>> BEGIN

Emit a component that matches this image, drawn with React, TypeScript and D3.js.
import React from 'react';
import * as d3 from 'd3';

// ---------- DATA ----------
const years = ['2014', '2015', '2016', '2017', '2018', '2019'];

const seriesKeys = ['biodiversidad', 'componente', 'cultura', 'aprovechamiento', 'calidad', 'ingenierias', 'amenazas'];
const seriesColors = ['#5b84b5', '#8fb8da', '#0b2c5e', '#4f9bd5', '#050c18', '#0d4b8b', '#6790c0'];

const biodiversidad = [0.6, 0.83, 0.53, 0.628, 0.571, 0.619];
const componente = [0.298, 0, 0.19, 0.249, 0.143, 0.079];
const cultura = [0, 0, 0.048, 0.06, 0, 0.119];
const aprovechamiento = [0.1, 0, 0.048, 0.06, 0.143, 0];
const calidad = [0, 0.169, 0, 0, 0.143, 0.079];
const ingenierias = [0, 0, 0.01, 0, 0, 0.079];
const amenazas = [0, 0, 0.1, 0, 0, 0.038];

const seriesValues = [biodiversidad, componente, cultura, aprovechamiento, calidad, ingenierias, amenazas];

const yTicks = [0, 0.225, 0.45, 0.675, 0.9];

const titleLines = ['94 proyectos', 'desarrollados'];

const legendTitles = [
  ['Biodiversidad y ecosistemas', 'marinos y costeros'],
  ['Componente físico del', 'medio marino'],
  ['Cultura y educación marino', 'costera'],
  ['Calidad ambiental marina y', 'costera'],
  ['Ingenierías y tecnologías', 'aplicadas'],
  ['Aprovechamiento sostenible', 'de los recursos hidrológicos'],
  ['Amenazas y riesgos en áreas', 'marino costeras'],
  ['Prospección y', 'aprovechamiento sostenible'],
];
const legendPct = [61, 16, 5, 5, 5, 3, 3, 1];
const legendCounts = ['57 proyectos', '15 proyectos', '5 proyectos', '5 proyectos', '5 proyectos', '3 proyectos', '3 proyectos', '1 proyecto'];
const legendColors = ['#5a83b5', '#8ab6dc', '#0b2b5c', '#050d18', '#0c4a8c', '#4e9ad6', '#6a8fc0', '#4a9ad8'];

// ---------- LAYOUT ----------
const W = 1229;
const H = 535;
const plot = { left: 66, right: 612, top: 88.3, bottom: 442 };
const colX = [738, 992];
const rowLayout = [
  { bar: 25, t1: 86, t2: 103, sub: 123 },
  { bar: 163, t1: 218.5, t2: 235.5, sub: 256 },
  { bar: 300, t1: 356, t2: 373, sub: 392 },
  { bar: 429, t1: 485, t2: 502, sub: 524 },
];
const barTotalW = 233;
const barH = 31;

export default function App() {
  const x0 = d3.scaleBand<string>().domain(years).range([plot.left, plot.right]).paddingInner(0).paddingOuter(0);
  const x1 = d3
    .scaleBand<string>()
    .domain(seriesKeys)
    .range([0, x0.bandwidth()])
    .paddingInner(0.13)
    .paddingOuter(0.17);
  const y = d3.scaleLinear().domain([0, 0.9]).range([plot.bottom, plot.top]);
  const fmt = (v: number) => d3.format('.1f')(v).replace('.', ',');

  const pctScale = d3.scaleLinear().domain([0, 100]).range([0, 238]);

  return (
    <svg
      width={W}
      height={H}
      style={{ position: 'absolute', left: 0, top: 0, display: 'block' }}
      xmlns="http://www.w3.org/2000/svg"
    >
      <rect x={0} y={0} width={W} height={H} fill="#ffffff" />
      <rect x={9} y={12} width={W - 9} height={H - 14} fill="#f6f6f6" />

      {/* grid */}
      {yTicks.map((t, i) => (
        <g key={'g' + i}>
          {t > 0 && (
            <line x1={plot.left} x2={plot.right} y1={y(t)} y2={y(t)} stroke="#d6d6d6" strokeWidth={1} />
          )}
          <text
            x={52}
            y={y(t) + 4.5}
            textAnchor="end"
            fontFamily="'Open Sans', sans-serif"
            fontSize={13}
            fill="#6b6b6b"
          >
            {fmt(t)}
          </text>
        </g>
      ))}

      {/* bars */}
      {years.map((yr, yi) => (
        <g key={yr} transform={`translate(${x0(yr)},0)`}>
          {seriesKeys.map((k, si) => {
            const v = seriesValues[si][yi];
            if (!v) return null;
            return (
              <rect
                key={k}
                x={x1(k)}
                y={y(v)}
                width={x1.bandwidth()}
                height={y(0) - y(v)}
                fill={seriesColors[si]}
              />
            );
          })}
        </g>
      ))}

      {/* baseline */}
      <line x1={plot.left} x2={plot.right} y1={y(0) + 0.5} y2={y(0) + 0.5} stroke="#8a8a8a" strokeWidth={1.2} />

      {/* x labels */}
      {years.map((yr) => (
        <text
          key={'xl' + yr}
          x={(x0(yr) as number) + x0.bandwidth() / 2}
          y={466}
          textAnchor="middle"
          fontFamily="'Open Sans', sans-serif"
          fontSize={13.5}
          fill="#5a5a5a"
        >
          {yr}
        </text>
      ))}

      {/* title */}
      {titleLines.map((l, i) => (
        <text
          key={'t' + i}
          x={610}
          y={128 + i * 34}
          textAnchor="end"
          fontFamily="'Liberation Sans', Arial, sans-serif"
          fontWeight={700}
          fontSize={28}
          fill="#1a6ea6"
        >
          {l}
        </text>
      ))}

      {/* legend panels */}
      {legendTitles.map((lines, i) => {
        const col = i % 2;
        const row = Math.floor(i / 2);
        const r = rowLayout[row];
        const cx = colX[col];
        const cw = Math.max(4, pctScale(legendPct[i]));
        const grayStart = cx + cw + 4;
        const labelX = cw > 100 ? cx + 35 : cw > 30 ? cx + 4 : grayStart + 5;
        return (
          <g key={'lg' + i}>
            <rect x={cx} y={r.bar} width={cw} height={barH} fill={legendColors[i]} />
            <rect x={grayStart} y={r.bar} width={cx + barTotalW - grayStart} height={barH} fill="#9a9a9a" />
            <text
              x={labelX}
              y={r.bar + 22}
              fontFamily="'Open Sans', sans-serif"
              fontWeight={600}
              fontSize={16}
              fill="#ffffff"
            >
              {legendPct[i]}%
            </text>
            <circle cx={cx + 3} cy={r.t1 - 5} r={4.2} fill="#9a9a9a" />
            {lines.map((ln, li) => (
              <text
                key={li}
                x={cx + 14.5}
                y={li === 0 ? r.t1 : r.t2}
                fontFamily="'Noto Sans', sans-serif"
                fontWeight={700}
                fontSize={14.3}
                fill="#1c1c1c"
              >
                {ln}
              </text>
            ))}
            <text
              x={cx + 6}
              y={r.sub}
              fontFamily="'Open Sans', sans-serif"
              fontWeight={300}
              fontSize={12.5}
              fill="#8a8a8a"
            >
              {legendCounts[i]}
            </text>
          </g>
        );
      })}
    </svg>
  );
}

>> END

**TASK DETAILS**
Reproduce verbatim only this range: the first line of the material through the line that contains "calidad, ingenierias, amenazas];", inclusive.

**TASK RESPONSE**
Emit a component that matches this image, drawn with React, TypeScript and D3.js.
import React from 'react';
import * as d3 from 'd3';

// ---------- DATA ----------
const years = ['2014', '2015', '2016', '2017', '2018', '2019'];

const seriesKeys = ['biodiversidad', 'componente', 'cultura', 'aprovechamiento', 'calidad', 'ingenierias', 'amenazas'];
const seriesColors = ['#5b84b5', '#8fb8da', '#0b2c5e', '#4f9bd5', '#050c18', '#0d4b8b', '#6790c0'];

const biodiversidad = [0.6, 0.83, 0.53, 0.628, 0.571, 0.619];
const componente = [0.298, 0, 0.19, 0.249, 0.143, 0.079];
const cultura = [0, 0, 0.048, 0.06, 0, 0.119];
const aprovechamiento = [0.1, 0, 0.048, 0.06, 0.143, 0];
const calidad = [0, 0.169, 0, 0, 0.143, 0.079];
const ingenierias = [0, 0, 0.01, 0, 0, 0.079];
const amenazas = [0, 0, 0.1, 0, 0, 0.038];

const seriesValues = [biodiversidad, componente, cultura, aprovechamiento, calidad, ingenierias, amenazas];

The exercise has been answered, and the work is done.